Uani Unga

Southern Utah Thunderbirds
- Title: Linebackers coach

Personal information
- Born: December 28, 1987 (age 38) Pomona, California, U.S.
- Listed height: 6 ft 1 in (1.85 m)
- Listed weight: 233 lb (106 kg)

Career information
- High school: Kahuku (HI)
- College: Brigham Young
- NFL draft: 2014: undrafted

Career history

Playing
- New York Giants (2014–2016);

Coaching
- Utah State (2017) (Defensive administrative assistant); Utah State (2018-2019) (Outside Linebackers); Southern Utah (2019-present) (Linebackers/special teams);

Career NFL statistics
- Total tackles: 59
- Forced fumbles: 2
- Pass deflections: 4
- Interceptions: 2
- Stats at Pro Football Reference

= Uani 'Unga =

American football player and coach (born 1987)

Uani "Devin" Unga (born December 28, 1987) is an American football linebacker coach at Southern Utah University, and a former linebacker himself.

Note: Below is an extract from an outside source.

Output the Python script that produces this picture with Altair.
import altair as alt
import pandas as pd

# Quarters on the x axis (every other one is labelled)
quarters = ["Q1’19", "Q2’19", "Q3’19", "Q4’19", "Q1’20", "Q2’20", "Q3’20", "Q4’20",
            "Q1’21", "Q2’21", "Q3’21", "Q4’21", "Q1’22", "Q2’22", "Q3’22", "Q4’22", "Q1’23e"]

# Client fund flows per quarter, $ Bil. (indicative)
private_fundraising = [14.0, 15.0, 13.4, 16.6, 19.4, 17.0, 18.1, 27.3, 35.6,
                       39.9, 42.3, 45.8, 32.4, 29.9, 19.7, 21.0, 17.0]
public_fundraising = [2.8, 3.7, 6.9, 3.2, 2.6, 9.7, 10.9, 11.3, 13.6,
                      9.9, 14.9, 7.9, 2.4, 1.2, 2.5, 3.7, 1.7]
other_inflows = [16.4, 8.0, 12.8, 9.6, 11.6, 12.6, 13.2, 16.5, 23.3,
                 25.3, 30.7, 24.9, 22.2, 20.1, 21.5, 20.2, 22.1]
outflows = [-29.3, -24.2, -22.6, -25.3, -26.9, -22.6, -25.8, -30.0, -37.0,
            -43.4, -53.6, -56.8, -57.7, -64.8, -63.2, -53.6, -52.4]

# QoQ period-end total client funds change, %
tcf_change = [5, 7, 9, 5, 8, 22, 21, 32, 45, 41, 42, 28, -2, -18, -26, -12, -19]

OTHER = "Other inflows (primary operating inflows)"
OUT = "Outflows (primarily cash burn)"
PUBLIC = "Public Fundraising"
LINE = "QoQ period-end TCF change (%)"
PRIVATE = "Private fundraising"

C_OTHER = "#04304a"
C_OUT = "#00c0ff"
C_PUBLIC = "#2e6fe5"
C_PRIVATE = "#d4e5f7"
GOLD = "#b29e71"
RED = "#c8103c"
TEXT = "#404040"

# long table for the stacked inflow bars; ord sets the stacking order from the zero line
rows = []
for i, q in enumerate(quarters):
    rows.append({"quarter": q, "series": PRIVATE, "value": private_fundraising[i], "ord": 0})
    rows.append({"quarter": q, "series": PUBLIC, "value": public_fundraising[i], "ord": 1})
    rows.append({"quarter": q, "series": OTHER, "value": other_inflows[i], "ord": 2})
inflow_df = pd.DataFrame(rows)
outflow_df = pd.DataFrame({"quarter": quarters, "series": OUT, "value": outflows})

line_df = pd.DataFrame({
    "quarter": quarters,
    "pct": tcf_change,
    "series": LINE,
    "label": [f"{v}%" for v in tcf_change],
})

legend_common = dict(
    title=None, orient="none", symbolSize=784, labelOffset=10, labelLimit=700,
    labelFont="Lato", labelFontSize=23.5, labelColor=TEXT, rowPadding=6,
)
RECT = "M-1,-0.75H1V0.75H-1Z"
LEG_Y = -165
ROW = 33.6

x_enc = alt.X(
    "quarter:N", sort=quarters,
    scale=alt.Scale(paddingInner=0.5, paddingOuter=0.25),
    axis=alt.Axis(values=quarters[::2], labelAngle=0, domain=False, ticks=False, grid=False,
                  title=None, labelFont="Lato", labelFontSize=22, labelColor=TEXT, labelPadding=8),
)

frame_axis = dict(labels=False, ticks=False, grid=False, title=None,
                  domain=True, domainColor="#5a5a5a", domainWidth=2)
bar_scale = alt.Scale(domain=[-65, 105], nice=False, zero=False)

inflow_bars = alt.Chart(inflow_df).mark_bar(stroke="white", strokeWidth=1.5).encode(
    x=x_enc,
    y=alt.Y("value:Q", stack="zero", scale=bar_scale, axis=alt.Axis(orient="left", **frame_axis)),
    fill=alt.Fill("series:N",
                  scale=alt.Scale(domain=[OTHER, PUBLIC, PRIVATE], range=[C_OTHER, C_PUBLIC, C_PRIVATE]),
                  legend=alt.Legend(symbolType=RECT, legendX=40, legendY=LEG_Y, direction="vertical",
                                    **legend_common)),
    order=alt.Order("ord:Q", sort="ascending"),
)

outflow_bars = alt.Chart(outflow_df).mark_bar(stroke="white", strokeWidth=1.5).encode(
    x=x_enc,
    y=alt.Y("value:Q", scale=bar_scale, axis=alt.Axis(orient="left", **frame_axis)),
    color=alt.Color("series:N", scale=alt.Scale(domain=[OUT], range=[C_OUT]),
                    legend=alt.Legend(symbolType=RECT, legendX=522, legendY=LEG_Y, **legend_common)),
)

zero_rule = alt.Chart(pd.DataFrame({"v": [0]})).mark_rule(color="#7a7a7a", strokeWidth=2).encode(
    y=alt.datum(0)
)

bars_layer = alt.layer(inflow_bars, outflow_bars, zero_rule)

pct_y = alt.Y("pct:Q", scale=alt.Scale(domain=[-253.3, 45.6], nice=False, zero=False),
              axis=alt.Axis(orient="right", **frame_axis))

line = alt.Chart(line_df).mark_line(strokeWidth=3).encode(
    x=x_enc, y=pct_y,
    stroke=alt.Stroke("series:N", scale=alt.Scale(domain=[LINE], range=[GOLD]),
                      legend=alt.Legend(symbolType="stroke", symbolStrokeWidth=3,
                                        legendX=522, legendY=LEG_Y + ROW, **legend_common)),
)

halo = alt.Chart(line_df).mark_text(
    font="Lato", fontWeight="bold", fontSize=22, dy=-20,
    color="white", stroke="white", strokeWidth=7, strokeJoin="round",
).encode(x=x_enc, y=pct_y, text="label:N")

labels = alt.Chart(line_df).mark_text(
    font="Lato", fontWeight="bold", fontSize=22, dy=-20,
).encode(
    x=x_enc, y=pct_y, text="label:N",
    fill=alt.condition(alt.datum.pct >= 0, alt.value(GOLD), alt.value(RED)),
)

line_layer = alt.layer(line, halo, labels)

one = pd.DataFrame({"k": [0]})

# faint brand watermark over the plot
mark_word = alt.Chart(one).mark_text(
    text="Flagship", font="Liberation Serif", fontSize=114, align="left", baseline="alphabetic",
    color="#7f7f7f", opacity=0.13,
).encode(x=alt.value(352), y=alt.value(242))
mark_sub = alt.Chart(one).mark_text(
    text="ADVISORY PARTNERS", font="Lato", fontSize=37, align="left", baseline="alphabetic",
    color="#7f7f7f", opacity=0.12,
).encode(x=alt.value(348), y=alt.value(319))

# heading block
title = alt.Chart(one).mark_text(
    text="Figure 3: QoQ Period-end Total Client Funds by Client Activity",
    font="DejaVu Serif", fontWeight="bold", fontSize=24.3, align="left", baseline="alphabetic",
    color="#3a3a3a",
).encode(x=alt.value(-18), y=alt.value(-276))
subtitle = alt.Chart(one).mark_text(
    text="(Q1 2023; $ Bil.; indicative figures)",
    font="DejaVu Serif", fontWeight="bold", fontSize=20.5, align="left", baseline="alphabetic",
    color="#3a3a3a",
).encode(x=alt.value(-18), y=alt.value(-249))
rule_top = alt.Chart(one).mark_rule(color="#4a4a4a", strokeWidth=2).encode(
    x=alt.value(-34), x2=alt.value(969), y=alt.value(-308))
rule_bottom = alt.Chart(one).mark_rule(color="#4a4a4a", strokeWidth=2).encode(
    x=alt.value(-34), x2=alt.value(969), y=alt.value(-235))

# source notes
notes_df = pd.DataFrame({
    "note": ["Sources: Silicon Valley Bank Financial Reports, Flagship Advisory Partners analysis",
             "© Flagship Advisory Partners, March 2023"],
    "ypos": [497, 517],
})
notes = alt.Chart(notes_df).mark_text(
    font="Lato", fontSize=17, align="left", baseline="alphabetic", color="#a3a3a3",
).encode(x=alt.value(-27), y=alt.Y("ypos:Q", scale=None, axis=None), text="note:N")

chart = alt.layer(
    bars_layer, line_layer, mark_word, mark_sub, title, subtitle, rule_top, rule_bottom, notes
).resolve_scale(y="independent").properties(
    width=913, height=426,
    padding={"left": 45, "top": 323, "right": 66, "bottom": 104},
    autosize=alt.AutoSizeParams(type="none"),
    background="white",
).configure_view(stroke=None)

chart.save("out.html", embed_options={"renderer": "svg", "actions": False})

He played college football at Oregon State in 2009 and 2010 before transferring to Brigham Young in 2012 and led the nation in tackles his final season in 2013. He served a two-year Mormon mission to Guatemala City Central after high school.

He was undrafted in 2014, and played his entire professional career with the New York Giants.

==Professional career==

===New York Giants===
Unga was not drafted in the 2014 NFL draft after suffering a serious knee injury on the final play in his college career.

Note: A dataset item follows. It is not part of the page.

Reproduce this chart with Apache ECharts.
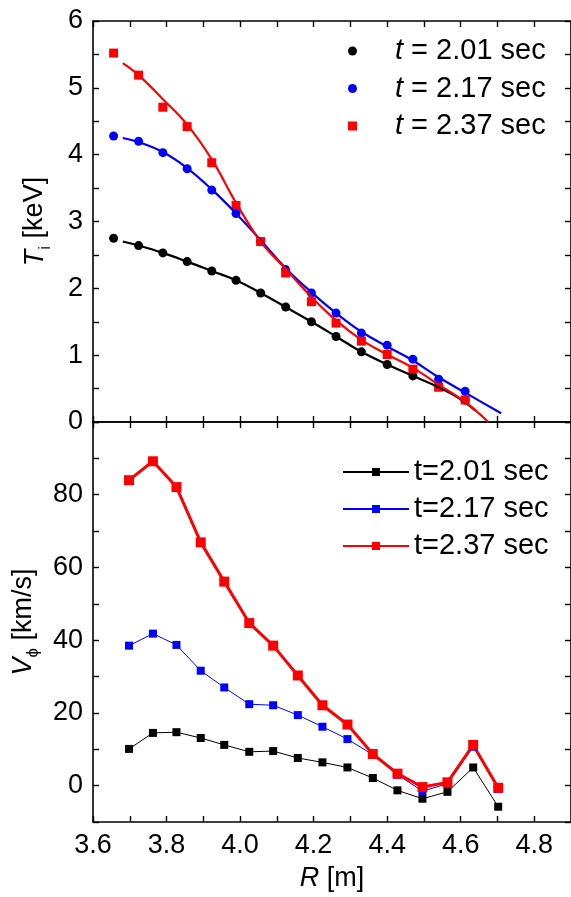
<!DOCTYPE html>
<html>
<head>
<meta charset="utf-8">
<script src="https://cdn.jsdelivr.net/npm/echarts@6/dist/echarts.min.js"></script>
<style>
html,body{margin:0;padding:0;background:#fff;}
#chart{width:571px;height:897px;}
</style>
</head>
<body>
<div id="chart"></div>
<script>
// ---- Upper panel: ion temperature T_i [keV] ----
var tiR = [3.656, 3.724, 3.790, 3.856, 3.923, 3.989, 4.056, 4.124, 4.194, 4.261, 4.330, 4.400, 4.470, 4.540, 4.612];
var ti201 = [2.75, 2.64, 2.53, 2.40, 2.26, 2.12, 1.93, 1.72, 1.50, 1.28, 1.05, 0.86, 0.69, 0.54, 0.33];
var ti217 = [4.28, 4.20, 4.03, 3.79, 3.47, 3.12, 2.70, 2.28, 1.93, 1.63, 1.33, 1.15, 0.94, 0.64, 0.46];
var ti237 = [5.52, 5.19, 4.71, 4.42, 3.88, 3.24, 2.70, 2.23, 1.80, 1.48, 1.21, 1.01, 0.79, 0.52, 0.33];

// fitted curves
var fitR201 = [3.681, 3.724, 3.790, 3.856, 3.923, 3.989, 4.056, 4.124, 4.194, 4.261, 4.330, 4.400, 4.470, 4.540, 4.600, 4.640];
var fit201  = [2.70, 2.64, 2.53, 2.40, 2.26, 2.12, 1.93, 1.72, 1.50, 1.28, 1.05, 0.86, 0.69, 0.52, 0.34, 0.17];
var fitR217 = [3.681, 3.724, 3.790, 3.856, 3.923, 3.989, 4.056, 4.124, 4.194, 4.261, 4.330, 4.400, 4.470, 4.540, 4.612, 4.710];
var fit217  = [4.25, 4.19, 4.04, 3.80, 3.48, 3.12, 2.72, 2.30, 1.94, 1.63, 1.35, 1.13, 0.92, 0.67, 0.44, 0.13];
var fitR237 = [3.681, 3.724, 3.790, 3.856, 3.923, 3.989, 4.056, 4.124, 4.194, 4.261, 4.330, 4.400, 4.470, 4.540, 4.612, 4.675];
var fit237  = [5.37, 5.19, 4.83, 4.45, 3.93, 3.28, 2.70, 2.29, 1.87, 1.52, 1.23, 1.01, 0.81, 0.56, 0.30, 0.00];

// ---- Lower panel: toroidal rotation V_phi [km/s] ----
var vR = [3.698, 3.763, 3.827, 3.893, 3.957, 4.025, 4.090, 4.157, 4.224, 4.292, 4.361, 4.428, 4.496, 4.564, 4.634, 4.702];
var v201 = [10.1, 14.5, 14.7, 13.1, 11.2, 9.3, 9.5, 7.6, 6.4, 5.0, 2.1, -1.3, -3.6, -1.7, 5.0, -5.8];
var v217 = [38.5, 41.8, 38.7, 31.6, 27.0, 22.4, 22.1, 19.4, 16.2, 12.8, 8.5, 3.0, -1.5, 0.5, 10.7, -0.9];
var v237 = [84.0, 89.2, 82.1, 66.9, 56.1, 44.7, 38.5, 30.3, 22.1, 16.8, 8.7, 3.3, -0.4, 0.9, 11.2, -0.6];

var upperNames = ['t = 2.01 sec', 't = 2.17 sec', 't = 2.37 sec'];
var lowerNames = ['t=2.01 sec', 't=2.17 sec', 't=2.37 sec'];
var xTickLabels = ['3.6', '3.8', '4.0', '4.2', '4.4', '4.6', '4.8'];
var tiTickLabels = ['0', '1', '2', '3', '4', '5', '6'];
var vTickLabels = ['0', '20', '40', '60', '80'];

function zip(xs, ys) { return xs.map(function (x, i) { return [x, ys[i]]; }); }

var FONT = '"Liberation Sans", Arial, sans-serif';
var FS = 27;     // tick labels and axis titles
var LFS = 29;    // legend text
var BLACK = '#000000', BLUE = '#0000ff', RED = '#ff0000';

var axisLine = { show: true, onZero: false, lineStyle: { color: '#000', width: 1.6 } };
var tick = { show: true, inside: true, length: 6, lineStyle: { color: '#000', width: 1.4 } };

function xAxisDef(grid, pos, labels) {
  return {
    type: 'value', gridIndex: grid, position: pos, min: 3.6, max: 4.9, interval: 0.1,
    axisLine: axisLine, axisTick: tick, splitLine: { show: false },
    axisLabel: {
      show: labels, margin: 10, color: '#000', fontSize: FS, fontFamily: FONT,
      showMaxLabel: false,
      formatter: function (v) {
        var s = (Math.round(v * 10) / 10).toFixed(1);
        return xTickLabels.indexOf(s) >= 0 ? s : '';
      }
    },
    name: labels ? '{it|R} [m]' : '',
    nameLocation: 'middle', nameGap: 43,
    nameTextStyle: { color: '#000', fontSize: FS, fontFamily: FONT, rich: { it: { fontStyle: 'italic', fontSize: FS, fontFamily: FONT, color: '#000' } } }
  };
}

function yTitleStyle() {
  return { color: '#000', fontSize: FS, fontFamily: FONT, lineHeight: 30,
    rich: { it: { fontStyle: 'italic', fontSize: FS, fontFamily: FONT, color: '#000', lineHeight: 30 },
            sub: { fontSize: 17, fontFamily: FONT, color: '#000', verticalAlign: 'bottom', lineHeight: 30, padding: [0, 0, -4, 0] } } };
}

var option = {
  backgroundColor: '#fff',
  animation: false,
  textStyle: { fontFamily: FONT },
  grid: [
    { left: 93, top: 21, right: -3, height: 401 },
    { left: 93, top: 422, right: -3, height: 400 }
  ],
  xAxis: [
    xAxisDef(0, 'bottom', false),
    xAxisDef(0, 'top', false),
    xAxisDef(1, 'bottom', true),
    xAxisDef(1, 'top', false)
  ],
  yAxis: [
    {
      type: 'value', gridIndex: 0, position: 'left', min: 0, max: 6, interval: 0.5,
      axisLine: axisLine, axisTick: tick, splitLine: { show: false },
      axisLabel: {
        margin: 10, color: '#000', fontSize: FS, fontFamily: FONT,
        formatter: function (v) { var s = String(v); return tiTickLabels.indexOf(s) >= 0 ? s : ''; }
      },
      name: '{it|T}{sub|i} [keV]', nameLocation: 'middle', nameGap: 43, nameRotate: 90,
      nameTextStyle: yTitleStyle()
    },
    {
      type: 'value', gridIndex: 0, position: 'right', min: 0, max: 6, interval: 0.5,
      axisLine: axisLine, axisTick: tick, splitLine: { show: false }, axisLabel: { show: false }
    },
    {
      type: 'value', gridIndex: 1, position: 'left', min: -10, max: 100, interval: 10,
      axisLine: axisLine, axisTick: tick, splitLine: { show: false },
      axisLabel: {
        margin: 10, color: '#000', fontSize: FS, fontFamily: FONT,
        formatter: function (v) { var s = String(Math.round(v)); return vTickLabels.indexOf(s) >= 0 ? s : ''; }
      },
      name: '{it|V}{sub|\u03D5} [km/s]', nameLocation: 'middle', nameGap: 43, nameRotate: 90,
      nameTextStyle: yTitleStyle()
    },
    {
      type: 'value', gridIndex: 1, position: 'right', min: -10, max: 100, interval: 10,
      axisLine: axisLine, axisTick: tick, splitLine: { show: false }, axisLabel: { show: false }
    }
  ],
  legend: [
    {
      orient: 'vertical', left: 348, top: 36, padding: 0, itemWidth: 9, itemHeight: 9, itemGap: 7.5,
      data: upperNames,
      textStyle: { color: '#000', fontSize: LFS, fontFamily: FONT, lineHeight: 30, padding: [0, 0, 0, 33],
        rich: { i: { fontStyle: 'italic', fontSize: LFS, fontFamily: FONT, color: '#000', lineHeight: 30 } } },
      formatter: function (n) { return '{i|t}' + n.slice(1); }
    },
    {
      orient: 'vertical', left: 342, top: 457, padding: 0, itemWidth: 66, itemHeight: 10, itemGap: 7,
      data: lowerNames,
      textStyle: { color: '#000', fontSize: LFS, fontFamily: FONT, lineHeight: 30 }
    }
  ],
  series: [
    { name: 'fit201', type: 'line', xAxisIndex: 0, yAxisIndex: 0, data: zip(fitR201, fit201), smooth: 0.4, showSymbol: false, silent: true, lineStyle: { color: BLACK, width: 2.2 }, itemStyle: { color: BLACK } },
    { name: 'fit217', type: 'line', xAxisIndex: 0, yAxisIndex: 0, data: zip(fitR217, fit217), smooth: 0.4, showSymbol: false, silent: true, lineStyle: { color: BLUE, width: 2.2 }, itemStyle: { color: BLUE } },
    { name: 'fit237', type: 'line', xAxisIndex: 0, yAxisIndex: 0, data: zip(fitR237, fit237), smooth: 0.4, showSymbol: false, silent: true, lineStyle: { color: RED, width: 2.2 }, itemStyle: { color: RED } },
    { name: upperNames[0], type: 'scatter', xAxisIndex: 0, yAxisIndex: 0, data: zip(tiR, ti201), symbol: 'circle', symbolSize: 9, itemStyle: { color: BLACK, opacity: 1 } },
    { name: upperNames[1], type: 'scatter', xAxisIndex: 0, yAxisIndex: 0, data: zip(tiR, ti217), symbol: 'circle', symbolSize: 9, itemStyle: { color: BLUE, opacity: 1 } },
    { name: upperNames[2], type: 'scatter', xAxisIndex: 0, yAxisIndex: 0, data: zip(tiR, ti237), symbol: 'rect', symbolSize: 9, itemStyle: { color: RED, opacity: 1 } },
    { name: lowerNames[0], type: 'line', xAxisIndex: 2, yAxisIndex: 2, data: zip(vR, v201), symbol: 'rect', symbolSize: 8, showAllSymbol: true, lineStyle: { color: BLACK, width: 1 }, itemStyle: { color: BLACK } },
    { name: lowerNames[1], type: 'line', xAxisIndex: 2, yAxisIndex: 2, data: zip(vR, v217), symbol: 'rect', symbolSize: 8, showAllSymbol: true, lineStyle: { color: BLUE, width: 1 }, itemStyle: { color: BLUE } },
    { name: lowerNames[2], type: 'line', xAxisIndex: 2, yAxisIndex: 2, data: zip(vR, v237), symbol: 'rect', symbolSize: 10, showAllSymbol: true, lineStyle: { color: RED, width: 3 }, itemStyle: { color: RED } }
  ]
};

var chart = echarts.init(document.getElementById('chart'), null, { renderer: 'canvas' });
chart.setOption(option);
</script>
</body>
</html>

Unga was signed by the New York Giants on December 23, 2014, as a member of the practice squad, up until that point he spent the season rehabbing a knee injury. On September 5, 2015, Unga made the final 53-man roster for the New York Giants On September 13, 2015, Unga would get his first career start against the Dallas Cowboys where he recorded his first career interception against Tony Romo in a 27-26 loss. Unga recorded his second interception in a September 24, 2015, game against the Redskins.

On May 10, 2016, Unga was waived/injured by the Giants and was placed on injured reserve.

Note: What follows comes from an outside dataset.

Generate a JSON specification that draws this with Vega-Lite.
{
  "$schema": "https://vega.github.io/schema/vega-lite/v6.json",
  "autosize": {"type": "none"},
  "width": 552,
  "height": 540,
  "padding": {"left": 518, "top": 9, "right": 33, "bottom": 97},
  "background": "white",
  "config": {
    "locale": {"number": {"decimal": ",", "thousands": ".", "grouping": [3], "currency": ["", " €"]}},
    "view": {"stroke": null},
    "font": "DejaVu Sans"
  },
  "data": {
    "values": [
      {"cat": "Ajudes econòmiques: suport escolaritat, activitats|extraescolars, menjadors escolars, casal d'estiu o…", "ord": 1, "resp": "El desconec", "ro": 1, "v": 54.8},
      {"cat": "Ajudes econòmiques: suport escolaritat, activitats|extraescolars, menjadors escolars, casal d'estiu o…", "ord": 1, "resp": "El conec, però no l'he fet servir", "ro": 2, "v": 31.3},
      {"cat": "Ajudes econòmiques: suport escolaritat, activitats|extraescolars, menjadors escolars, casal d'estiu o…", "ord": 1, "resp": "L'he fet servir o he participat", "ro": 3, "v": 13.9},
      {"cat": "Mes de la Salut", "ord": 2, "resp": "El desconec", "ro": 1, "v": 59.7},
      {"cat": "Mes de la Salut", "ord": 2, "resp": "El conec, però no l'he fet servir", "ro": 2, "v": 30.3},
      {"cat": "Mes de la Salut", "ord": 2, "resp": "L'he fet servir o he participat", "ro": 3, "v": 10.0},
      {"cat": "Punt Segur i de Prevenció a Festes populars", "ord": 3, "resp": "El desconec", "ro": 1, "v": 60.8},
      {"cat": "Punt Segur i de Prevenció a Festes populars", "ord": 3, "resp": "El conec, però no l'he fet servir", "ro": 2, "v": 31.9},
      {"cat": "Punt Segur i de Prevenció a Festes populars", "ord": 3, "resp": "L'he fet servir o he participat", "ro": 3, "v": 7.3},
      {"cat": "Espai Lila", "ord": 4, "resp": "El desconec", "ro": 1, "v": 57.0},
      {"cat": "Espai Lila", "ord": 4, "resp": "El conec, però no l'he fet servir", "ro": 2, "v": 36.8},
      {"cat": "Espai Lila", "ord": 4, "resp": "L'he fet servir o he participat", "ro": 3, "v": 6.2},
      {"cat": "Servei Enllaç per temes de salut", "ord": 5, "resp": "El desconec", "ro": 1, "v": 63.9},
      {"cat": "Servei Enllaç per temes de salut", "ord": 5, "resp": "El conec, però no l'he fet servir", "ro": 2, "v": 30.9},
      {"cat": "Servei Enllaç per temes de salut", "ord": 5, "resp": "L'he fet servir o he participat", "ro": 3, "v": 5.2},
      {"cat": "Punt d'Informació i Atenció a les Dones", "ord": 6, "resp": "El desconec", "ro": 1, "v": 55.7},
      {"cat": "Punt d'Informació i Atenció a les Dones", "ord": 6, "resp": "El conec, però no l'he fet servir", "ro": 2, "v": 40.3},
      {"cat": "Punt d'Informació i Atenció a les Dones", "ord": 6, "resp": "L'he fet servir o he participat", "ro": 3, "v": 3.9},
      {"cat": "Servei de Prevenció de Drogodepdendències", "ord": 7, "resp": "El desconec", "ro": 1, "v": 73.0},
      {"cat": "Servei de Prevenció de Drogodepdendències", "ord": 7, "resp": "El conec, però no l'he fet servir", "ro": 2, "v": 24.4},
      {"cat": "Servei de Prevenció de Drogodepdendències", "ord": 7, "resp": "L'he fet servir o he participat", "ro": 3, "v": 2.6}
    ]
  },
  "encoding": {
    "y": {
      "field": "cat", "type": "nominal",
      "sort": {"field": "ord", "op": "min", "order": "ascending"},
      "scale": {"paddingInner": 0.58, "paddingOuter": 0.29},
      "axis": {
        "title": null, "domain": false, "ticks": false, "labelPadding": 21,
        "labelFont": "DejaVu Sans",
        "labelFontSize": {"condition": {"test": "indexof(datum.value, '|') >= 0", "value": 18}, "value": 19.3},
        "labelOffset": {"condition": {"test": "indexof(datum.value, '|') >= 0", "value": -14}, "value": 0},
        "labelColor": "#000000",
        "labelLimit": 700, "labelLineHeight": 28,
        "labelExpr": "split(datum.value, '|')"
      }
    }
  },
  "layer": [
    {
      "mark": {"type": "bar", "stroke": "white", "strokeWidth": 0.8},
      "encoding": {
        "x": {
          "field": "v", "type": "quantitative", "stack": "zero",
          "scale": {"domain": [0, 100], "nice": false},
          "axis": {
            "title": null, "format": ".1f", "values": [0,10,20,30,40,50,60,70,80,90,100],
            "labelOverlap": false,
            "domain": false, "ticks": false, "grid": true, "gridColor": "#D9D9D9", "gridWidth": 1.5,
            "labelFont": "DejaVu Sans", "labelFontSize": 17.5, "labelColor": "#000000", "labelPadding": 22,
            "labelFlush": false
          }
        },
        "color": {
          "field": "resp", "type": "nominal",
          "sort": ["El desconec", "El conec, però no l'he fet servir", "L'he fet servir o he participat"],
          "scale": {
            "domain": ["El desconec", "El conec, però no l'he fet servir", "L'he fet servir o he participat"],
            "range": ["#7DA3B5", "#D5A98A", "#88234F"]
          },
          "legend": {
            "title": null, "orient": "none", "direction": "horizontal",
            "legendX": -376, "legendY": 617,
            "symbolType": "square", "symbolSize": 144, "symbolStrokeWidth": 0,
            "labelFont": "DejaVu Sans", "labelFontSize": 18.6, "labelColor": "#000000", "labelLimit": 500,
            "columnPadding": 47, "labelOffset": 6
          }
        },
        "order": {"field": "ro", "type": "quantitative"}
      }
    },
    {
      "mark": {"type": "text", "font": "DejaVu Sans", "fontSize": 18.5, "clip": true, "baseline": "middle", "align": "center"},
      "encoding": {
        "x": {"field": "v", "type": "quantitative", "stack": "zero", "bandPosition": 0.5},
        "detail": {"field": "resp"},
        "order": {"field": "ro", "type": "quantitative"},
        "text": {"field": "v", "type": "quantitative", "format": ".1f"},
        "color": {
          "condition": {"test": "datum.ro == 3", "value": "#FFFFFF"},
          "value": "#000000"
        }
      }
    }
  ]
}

On February 8, 2017, Unga was released by the Giants.

==Coaching career==
It was announced that Unga will be a Defensive administrative assistant at Utah State University beginning for the 2017 football season. On February 12, 2018 'Unga was added as a full-time coach at Utah State University to coach the outside linebackers, ending his playing career. On August 25, 2019, Unga joined Southern Utah coaching staff as their Linebackers coach.

==Personal life==
His older brothers, Paul and J.J. Unga, were also football players. Paul, a defensive end at Arizona State and J.J. an offensive guard at Midwestern State. He also has a twin brother Feti who played linebacker at Oregon State. His younger brother Metuisela played tight end for the University of Hawaii and his other younger brother Chris played defensive tackle for Utah State. He is the cousin of former NFL running backs Harvey Unga, Reno Mahe, and Naufahu Tahi.